New York University's Department of History offers the possibility of studying for the Ph.D. in African History in a field that builds not only on the strengths and range of interests of its core faculty but on close connections with related fields of inquiry. With three faculty members specializing on Africa, Frederick Cooper, Michael Gomez, and Richard Hull, the field covers Africa from early to recent times and from East to West to South. Moreover, the NYU Department has a well established and highly regarded field in the history of the African Diaspora, and students in that field enlarge the cohort of people with interests in the African continent and its connections to the rest of the world. The faculty in African history encourages students to combine specialization with broad familiarity with the contours of African history. Students may want to work on West, East, Central, North, or South Africa; on various time periods from ancient to modern, and on different themes. Thematic rubrics include, but are not restricted to: gender, Islam and religion, slavery and labor, foreign domination and resistance, society and culture, state articulation, and economic development. In addition to the major field, students must select a second field, whether in history or another discipline.
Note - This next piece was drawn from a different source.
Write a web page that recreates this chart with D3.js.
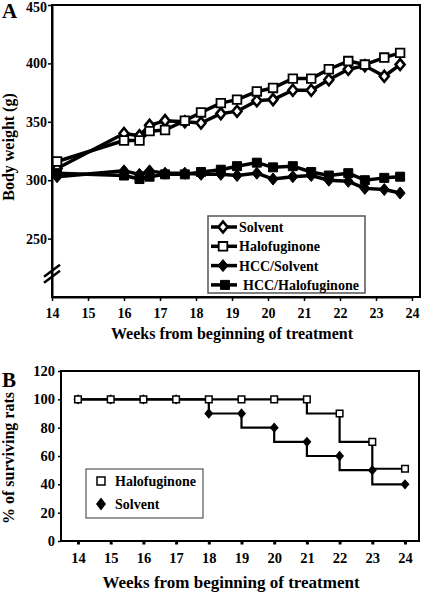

Making Connections. With regard to the university, there are a number of programs from which graduate students in African history can benefit. They include Ancient Studies which focus on Egypt in the Institute of Fine Arts, African-related curricula in the Tisch School of the Arts (which has a formal relationship with the University of Cape Town, South Africa), and a lectureship series on Africa in the Stern School. There is also Africa House, an emerging think tank concerned with economic and development issues. Yet another major strength is the existence of interdisciplinary programs such as Africana Studies, American Studies, Middle Eastern Studies, French Studies, Museum Studies, Gender Studies, Metropolitan Studies. The presence of such programs fosters a curriculum that moves beyond the mere addition of a course in a non-history field, and will make it possible to acquire a quality of interdisciplinary training whereby students develop a broader sense of methods and audience. To this end, students concentrating in African history may choose one of these areas as their second field.
Within the department, lines of inquiry are already in progress which relate directly to the African continent. The Atlantic World field is one of these, as are the Latin American, Caribbean, European, and U.S. fields. A large cluster of historians within the department study questions of empire and colonization in different places, times, and contexts, and much of their work is directed about the relationship of colonizing processes to different kinds of indigenous polities. All this provides a broad comparative context for enriching the field of African History.
There are also a significant number of individuals throughout the university who are trained Africanists, with whom historians-in-training can work in various fields. Included in this number are Manthia Diawara and Awam Amkpa in Africana Studies; Rosalind Fredericks in Gallatin; Thomas Beidelman in Anthropology; Fran White, Vice Provost for Faculty Affairs; Yaw Nyarko and William Easterly in Economics; Mark Sanders in Comparative Literature; Ogden Goelet in Middle Eastern Studies; and John Singler in Linguistics.
NYU has also launched a study abroad program in Accra, Ghana. Although undergraduates are the primary focus of this program, there will be opportunities and financial support for graduate students interested in research, language study, and African experience to be based there.
African Languages. At present Arabic and Kiswahili (in Africana Studies) are offered. Students will find other language training opportunities in the New York area or can enroll in one of the summer programs in African languages conducted at various African area studies centers around the country.